◆ Job:
Take every line where the string "draw" appears and copy it.

◆ Stored rows:
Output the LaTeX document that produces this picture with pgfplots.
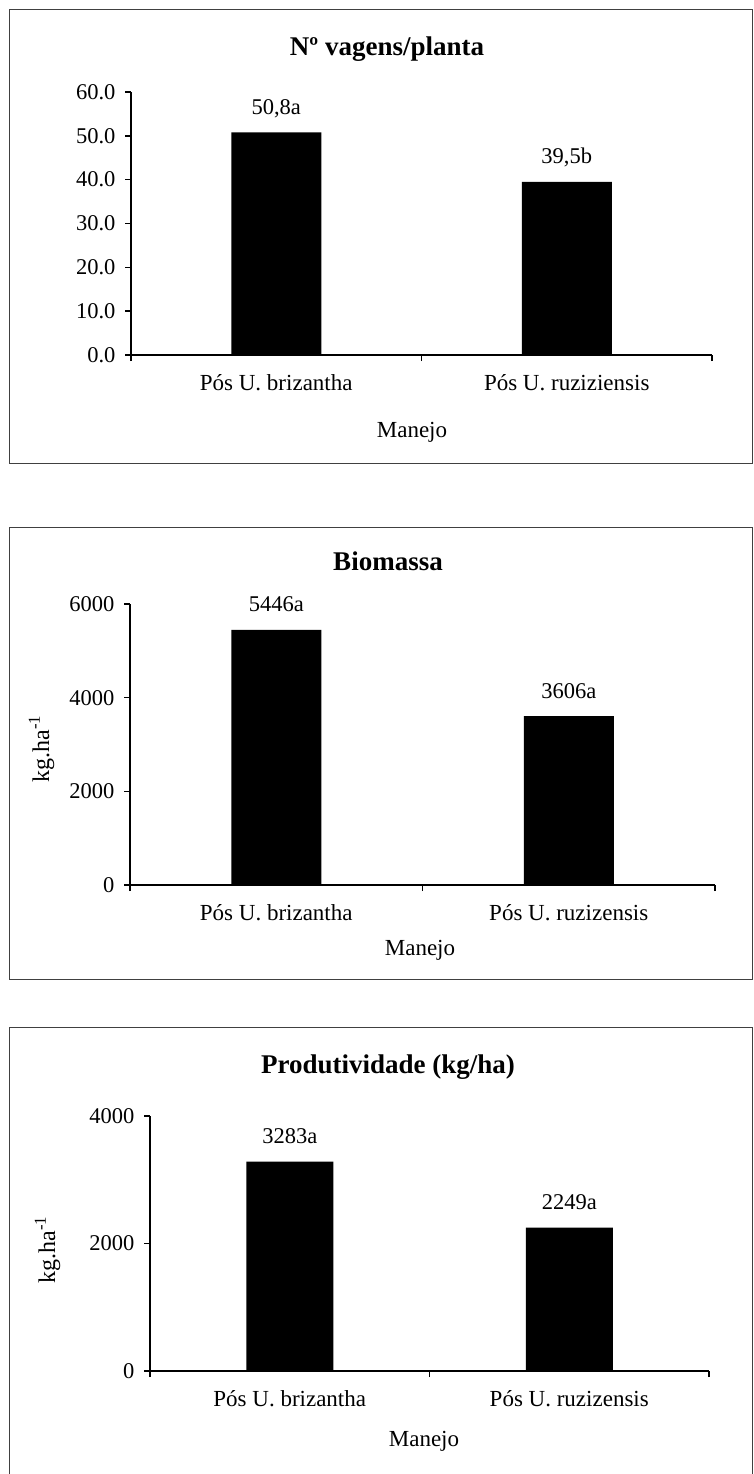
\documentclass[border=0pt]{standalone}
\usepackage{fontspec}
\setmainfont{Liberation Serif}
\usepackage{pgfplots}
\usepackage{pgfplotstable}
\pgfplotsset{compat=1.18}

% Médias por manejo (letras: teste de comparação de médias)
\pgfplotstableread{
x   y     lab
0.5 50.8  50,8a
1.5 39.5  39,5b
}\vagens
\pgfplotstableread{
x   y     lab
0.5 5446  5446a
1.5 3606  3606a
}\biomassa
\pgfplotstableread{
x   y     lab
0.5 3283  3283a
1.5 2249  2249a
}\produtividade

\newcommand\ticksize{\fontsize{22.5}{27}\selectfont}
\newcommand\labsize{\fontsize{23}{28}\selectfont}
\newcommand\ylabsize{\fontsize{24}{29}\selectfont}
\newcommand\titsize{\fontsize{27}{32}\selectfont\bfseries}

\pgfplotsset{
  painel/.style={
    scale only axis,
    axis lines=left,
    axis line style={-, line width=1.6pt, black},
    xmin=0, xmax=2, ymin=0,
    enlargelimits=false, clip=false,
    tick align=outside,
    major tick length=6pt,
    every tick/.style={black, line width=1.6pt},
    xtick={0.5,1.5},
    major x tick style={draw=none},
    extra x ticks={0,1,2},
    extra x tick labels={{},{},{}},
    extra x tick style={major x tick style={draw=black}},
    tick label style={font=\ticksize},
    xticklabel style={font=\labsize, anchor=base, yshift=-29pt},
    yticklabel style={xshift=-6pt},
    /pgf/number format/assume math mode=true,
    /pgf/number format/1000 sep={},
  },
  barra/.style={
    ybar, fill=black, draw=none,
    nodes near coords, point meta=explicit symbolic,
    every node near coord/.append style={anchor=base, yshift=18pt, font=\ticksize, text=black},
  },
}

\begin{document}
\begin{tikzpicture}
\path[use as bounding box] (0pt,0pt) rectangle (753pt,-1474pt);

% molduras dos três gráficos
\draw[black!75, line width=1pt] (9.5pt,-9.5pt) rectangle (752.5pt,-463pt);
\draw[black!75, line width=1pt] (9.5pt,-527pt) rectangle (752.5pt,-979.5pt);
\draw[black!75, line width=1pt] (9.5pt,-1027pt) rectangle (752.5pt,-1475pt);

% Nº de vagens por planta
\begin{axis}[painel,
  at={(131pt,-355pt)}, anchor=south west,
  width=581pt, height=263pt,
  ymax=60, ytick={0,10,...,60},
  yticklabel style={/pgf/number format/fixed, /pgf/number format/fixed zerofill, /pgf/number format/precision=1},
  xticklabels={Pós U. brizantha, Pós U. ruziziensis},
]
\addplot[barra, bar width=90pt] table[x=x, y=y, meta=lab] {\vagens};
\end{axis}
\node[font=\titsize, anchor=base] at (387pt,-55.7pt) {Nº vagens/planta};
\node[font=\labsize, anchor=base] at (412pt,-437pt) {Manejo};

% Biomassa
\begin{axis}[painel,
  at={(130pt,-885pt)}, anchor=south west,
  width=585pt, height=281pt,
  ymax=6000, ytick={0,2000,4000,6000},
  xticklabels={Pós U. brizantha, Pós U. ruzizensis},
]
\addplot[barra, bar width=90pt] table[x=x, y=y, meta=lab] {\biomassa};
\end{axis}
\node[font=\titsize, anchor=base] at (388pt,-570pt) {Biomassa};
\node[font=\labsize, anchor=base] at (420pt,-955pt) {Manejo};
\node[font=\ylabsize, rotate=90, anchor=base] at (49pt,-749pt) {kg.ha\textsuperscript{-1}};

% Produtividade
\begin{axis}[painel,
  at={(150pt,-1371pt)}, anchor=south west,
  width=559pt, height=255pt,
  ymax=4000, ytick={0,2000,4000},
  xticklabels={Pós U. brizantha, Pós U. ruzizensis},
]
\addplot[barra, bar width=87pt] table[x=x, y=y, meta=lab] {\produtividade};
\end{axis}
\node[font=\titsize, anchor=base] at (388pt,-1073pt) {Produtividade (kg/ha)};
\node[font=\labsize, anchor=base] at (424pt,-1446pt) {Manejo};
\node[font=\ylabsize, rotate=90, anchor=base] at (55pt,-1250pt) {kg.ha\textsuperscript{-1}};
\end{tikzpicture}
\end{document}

---

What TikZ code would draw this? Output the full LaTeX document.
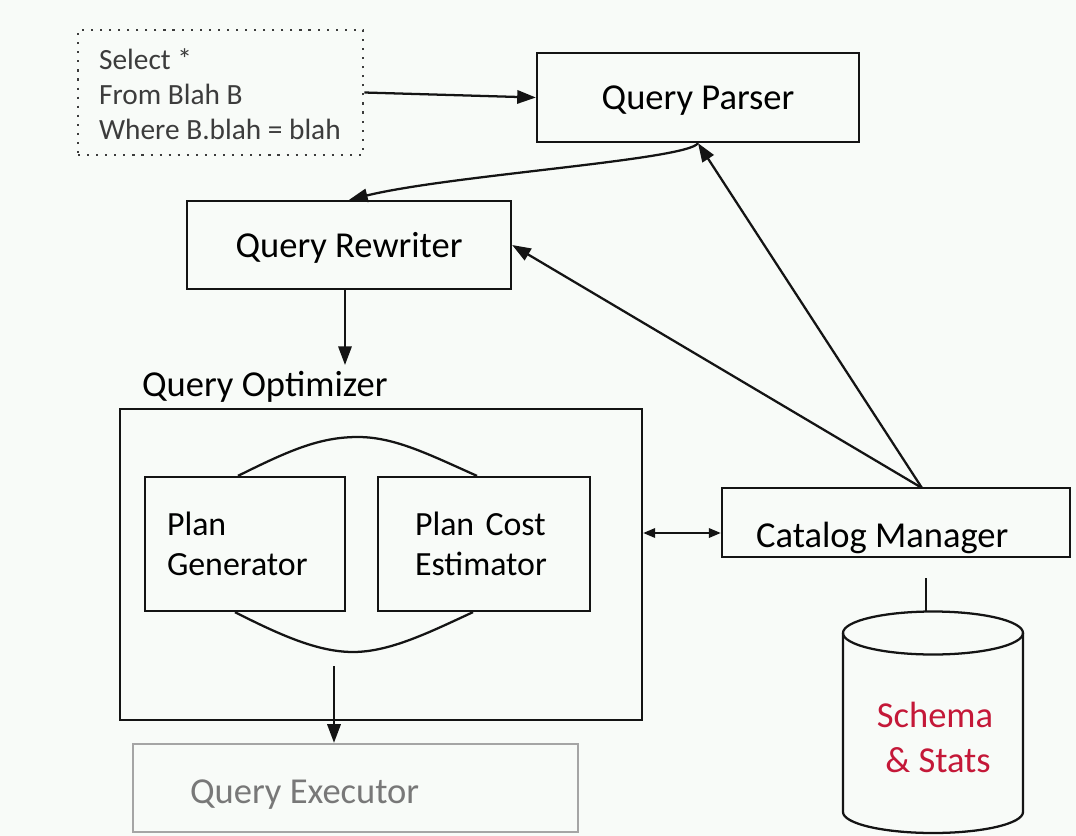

◆ Output for this task:
    major x tick style={draw=none},
    extra x tick style={major x tick style={draw=black}},
    ybar, fill=black, draw=none,
\draw[black!75, line width=1pt] (9.5pt,-9.5pt) rectangle (752.5pt,-463pt);
\draw[black!75, line width=1pt] (9.5pt,-527pt) rectangle (752.5pt,-979.5pt);
\draw[black!75, line width=1pt] (9.5pt,-1027pt) rectangle (752.5pt,-1475pt);
What TikZ code would draw this? Output the full LaTeX document.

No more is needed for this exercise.